EXERCISE PROMPT: Without the images, output each record below as it stands.

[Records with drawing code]
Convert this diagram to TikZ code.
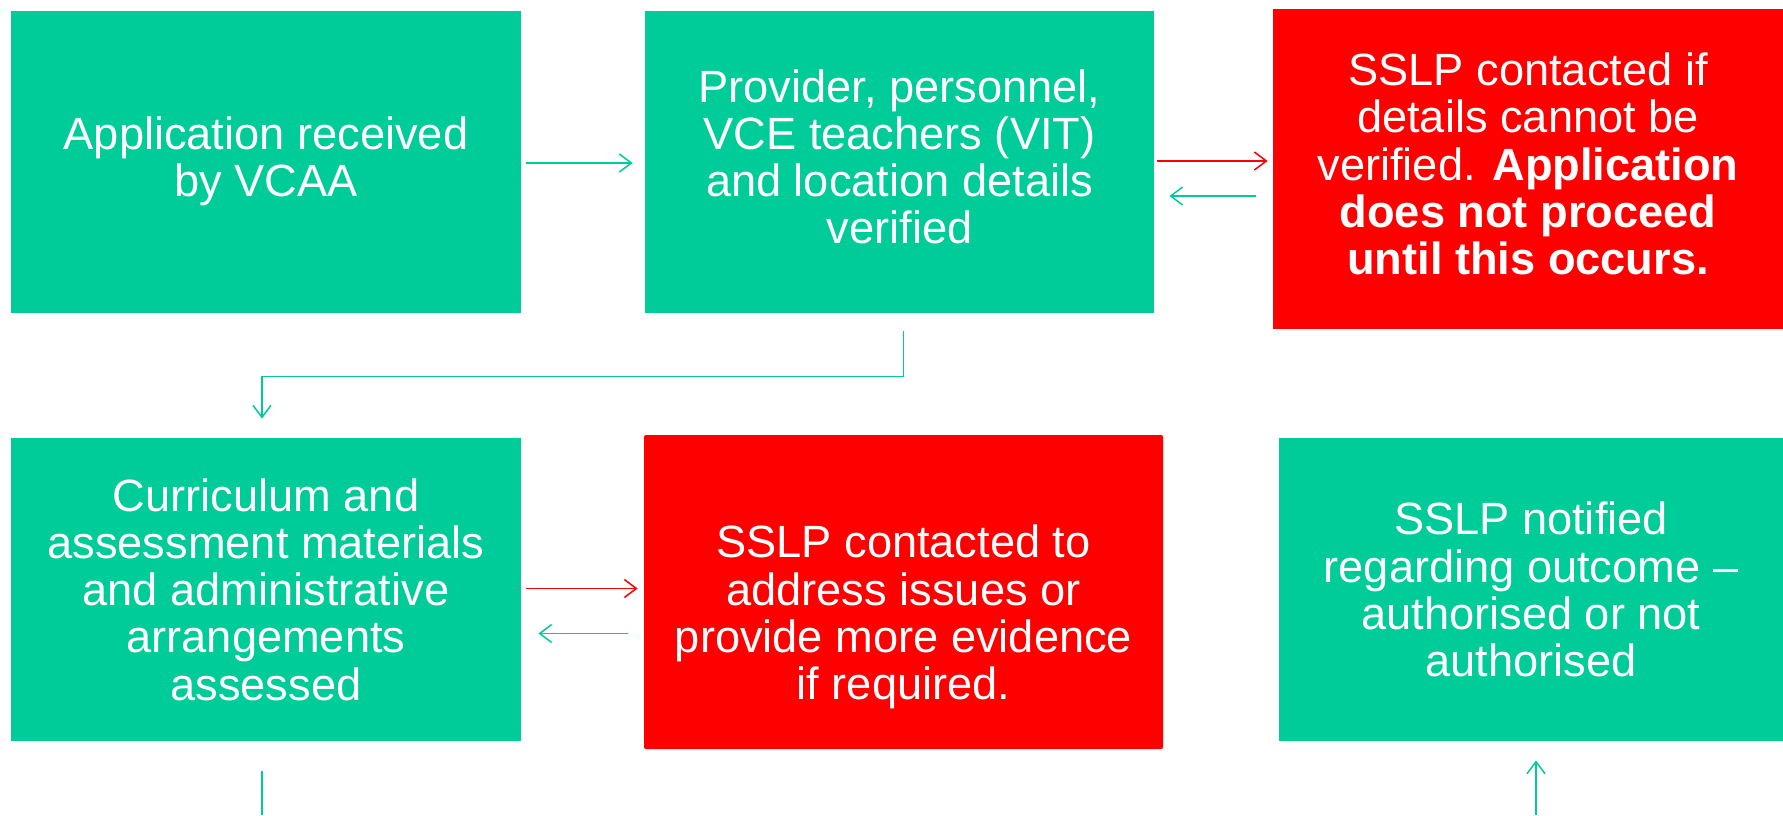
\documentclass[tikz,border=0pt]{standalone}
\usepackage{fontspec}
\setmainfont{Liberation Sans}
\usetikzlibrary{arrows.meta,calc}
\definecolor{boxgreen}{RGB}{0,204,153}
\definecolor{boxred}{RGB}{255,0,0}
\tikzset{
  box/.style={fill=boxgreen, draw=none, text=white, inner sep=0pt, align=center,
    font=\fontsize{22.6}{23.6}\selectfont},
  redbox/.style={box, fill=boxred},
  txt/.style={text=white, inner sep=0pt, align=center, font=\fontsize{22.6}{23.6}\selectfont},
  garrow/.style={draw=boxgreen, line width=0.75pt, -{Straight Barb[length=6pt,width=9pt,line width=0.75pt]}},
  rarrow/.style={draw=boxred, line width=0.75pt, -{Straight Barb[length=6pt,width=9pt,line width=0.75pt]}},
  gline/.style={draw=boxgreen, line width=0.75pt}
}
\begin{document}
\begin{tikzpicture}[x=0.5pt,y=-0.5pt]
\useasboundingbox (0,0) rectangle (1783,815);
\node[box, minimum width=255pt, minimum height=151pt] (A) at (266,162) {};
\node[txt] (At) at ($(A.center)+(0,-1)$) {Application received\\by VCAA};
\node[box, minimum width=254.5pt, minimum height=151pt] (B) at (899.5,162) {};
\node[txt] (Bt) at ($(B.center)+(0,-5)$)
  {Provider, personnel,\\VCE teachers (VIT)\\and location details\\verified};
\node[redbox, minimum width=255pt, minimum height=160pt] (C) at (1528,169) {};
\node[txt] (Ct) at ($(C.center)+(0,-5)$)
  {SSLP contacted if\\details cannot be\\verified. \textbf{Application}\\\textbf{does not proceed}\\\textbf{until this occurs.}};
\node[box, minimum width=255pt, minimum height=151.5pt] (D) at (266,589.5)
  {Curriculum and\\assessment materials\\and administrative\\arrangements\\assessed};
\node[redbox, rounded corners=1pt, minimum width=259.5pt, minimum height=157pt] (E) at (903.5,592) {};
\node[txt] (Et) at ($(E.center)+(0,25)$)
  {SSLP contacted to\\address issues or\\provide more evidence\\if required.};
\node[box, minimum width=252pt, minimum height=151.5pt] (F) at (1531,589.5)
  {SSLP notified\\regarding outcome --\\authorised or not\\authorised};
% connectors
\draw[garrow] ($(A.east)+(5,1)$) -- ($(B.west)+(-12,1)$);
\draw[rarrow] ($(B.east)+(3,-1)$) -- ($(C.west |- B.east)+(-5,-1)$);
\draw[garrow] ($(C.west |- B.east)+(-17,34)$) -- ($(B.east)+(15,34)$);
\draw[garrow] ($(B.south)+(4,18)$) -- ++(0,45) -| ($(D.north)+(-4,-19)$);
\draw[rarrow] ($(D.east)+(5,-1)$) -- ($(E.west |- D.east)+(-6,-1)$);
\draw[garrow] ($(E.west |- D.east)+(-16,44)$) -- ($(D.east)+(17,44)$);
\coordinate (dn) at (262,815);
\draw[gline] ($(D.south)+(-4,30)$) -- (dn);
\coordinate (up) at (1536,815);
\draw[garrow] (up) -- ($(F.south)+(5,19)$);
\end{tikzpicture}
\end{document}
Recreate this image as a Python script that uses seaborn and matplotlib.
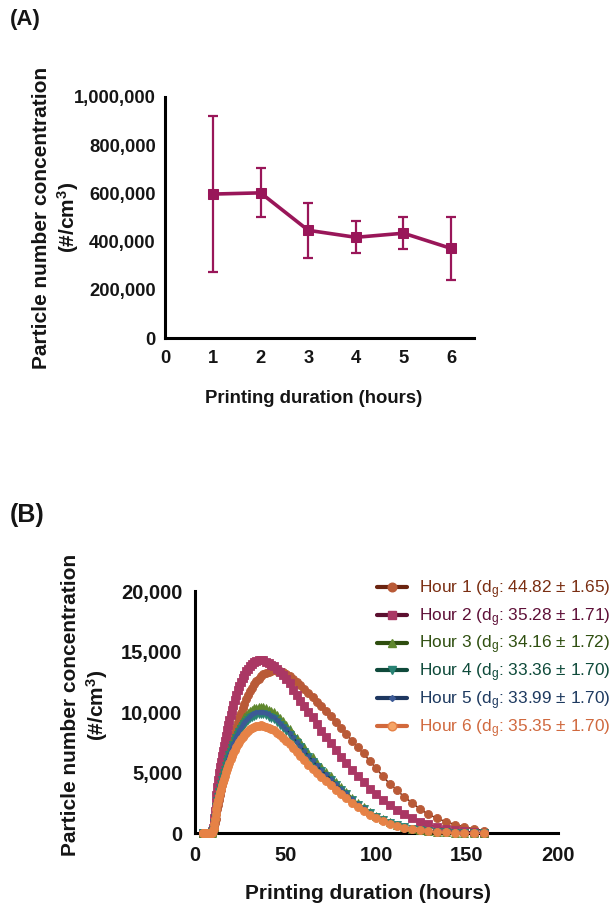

SOLUTION FOR THIS PROBLEM:
Convert this diagram to TikZ code.
\documentclass[tikz,border=0pt]{standalone}
\usepackage{fontspec}
\setmainfont{Liberation Sans}
\usetikzlibrary{arrows.meta,calc}
\definecolor{boxgreen}{RGB}{0,204,153}
\definecolor{boxred}{RGB}{255,0,0}
\tikzset{
  box/.style={fill=boxgreen, draw=none, text=white, inner sep=0pt, align=center,
    font=\fontsize{22.6}{23.6}\selectfont},
  redbox/.style={box, fill=boxred},
  txt/.style={text=white, inner sep=0pt, align=center, font=\fontsize{22.6}{23.6}\selectfont},
  garrow/.style={draw=boxgreen, line width=0.75pt, -{Straight Barb[length=6pt,width=9pt,line width=0.75pt]}},
  rarrow/.style={draw=boxred, line width=0.75pt, -{Straight Barb[length=6pt,width=9pt,line width=0.75pt]}},
  gline/.style={draw=boxgreen, line width=0.75pt}
}
\begin{document}
\begin{tikzpicture}[x=0.5pt,y=-0.5pt]
\useasboundingbox (0,0) rectangle (1783,815);
\node[box, minimum width=255pt, minimum height=151pt] (A) at (266,162) {};
\node[txt] (At) at ($(A.center)+(0,-1)$) {Application received\\by VCAA};
\node[box, minimum width=254.5pt, minimum height=151pt] (B) at (899.5,162) {};
\node[txt] (Bt) at ($(B.center)+(0,-5)$)
  {Provider, personnel,\\VCE teachers (VIT)\\and location details\\verified};
\node[redbox, minimum width=255pt, minimum height=160pt] (C) at (1528,169) {};
\node[txt] (Ct) at ($(C.center)+(0,-5)$)
  {SSLP contacted if\\details cannot be\\verified. \textbf{Application}\\\textbf{does not proceed}\\\textbf{until this occurs.}};
\node[box, minimum width=255pt, minimum height=151.5pt] (D) at (266,589.5)
  {Curriculum and\\assessment materials\\and administrative\\arrangements\\assessed};
\node[redbox, rounded corners=1pt, minimum width=259.5pt, minimum height=157pt] (E) at (903.5,592) {};
\node[txt] (Et) at ($(E.center)+(0,25)$)
  {SSLP contacted to\\address issues or\\provide more evidence\\if required.};
\node[box, minimum width=252pt, minimum height=151.5pt] (F) at (1531,589.5)
  {SSLP notified\\regarding outcome --\\authorised or not\\authorised};
% connectors
\draw[garrow] ($(A.east)+(5,1)$) -- ($(B.west)+(-12,1)$);
\draw[rarrow] ($(B.east)+(3,-1)$) -- ($(C.west |- B.east)+(-5,-1)$);
\draw[garrow] ($(C.west |- B.east)+(-17,34)$) -- ($(B.east)+(15,34)$);
\draw[garrow] ($(B.south)+(4,18)$) -- ++(0,45) -| ($(D.north)+(-4,-19)$);
\draw[rarrow] ($(D.east)+(5,-1)$) -- ($(E.west |- D.east)+(-6,-1)$);
\draw[garrow] ($(E.west |- D.east)+(-16,44)$) -- ($(D.east)+(17,44)$);
\coordinate (dn) at (262,815);
\draw[gline] ($(D.south)+(-4,30)$) -- (dn);
\coordinate (up) at (1536,815);
\draw[garrow] (up) -- ($(F.south)+(5,19)$);
\end{tikzpicture}
\end{document}
Recreate this image as a Python script that uses seaborn and matplotlib.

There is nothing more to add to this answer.